ISO 27001 compliance for cloud storage doesn’t require abandoning agility or locking yourself into expensive on-premises infrastructure. Instead, treat information security as an operational discipline, not an annual checkbox. Here’s how to move forward:

First, assess your current state. What datasets are you storing in cloud storage today? Are they encrypted? Can you retrieve audit logs for the past 90 days? Can you list everyone with access to sensitive training data? Many organizations discover they can’t answer these questions. That’s your starting point, not your failure.

Second, prioritize by risk. Not all data is equally sensitive. Focus your effort on datasets containing personal information, financial data, or information subject to regulatory requirements. Small training datasets can be treated differently than production training data for critical models.

Third, partner with your cloud provider. Most major providers have compliance specialists who can help you understand your shared responsibility model and implement controls efficiently. Leverage their native encryption, logging, and access control capabilities rather than building custom tools.

Finally, make compliance continuous. Build access reviews, audit log analysis, and incident response drills into your operational rhythms. When a new data scientist joins your AI team, their access request goes through the same approval process as everyone else. When data reaches its retention limit, it’s deleted automatically. When a suspicious pattern appears in audit logs, you investigate it immediately.

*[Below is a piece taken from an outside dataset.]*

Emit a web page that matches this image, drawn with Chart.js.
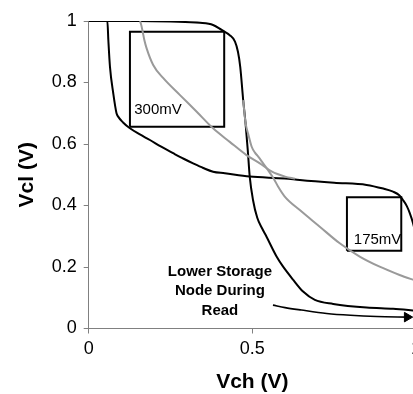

This approach transforms ISO 27001 from a compliance burden into a framework that protects your competitive advantage. For CDOs and AI/ML leaders, that’s the real value of getting ISO 27001 right: not just avoiding regulatory fines, but building a secure foundation that lets your teams innovate with confidence.

Your cloud storage strategy should reflect the value of your data. ISO 27001 alignment is foundational to how enterprise organizations demonstrate they can be trusted with sensitive information. Start where you are, assess honestly, and build controls incrementally. The framework will guide you.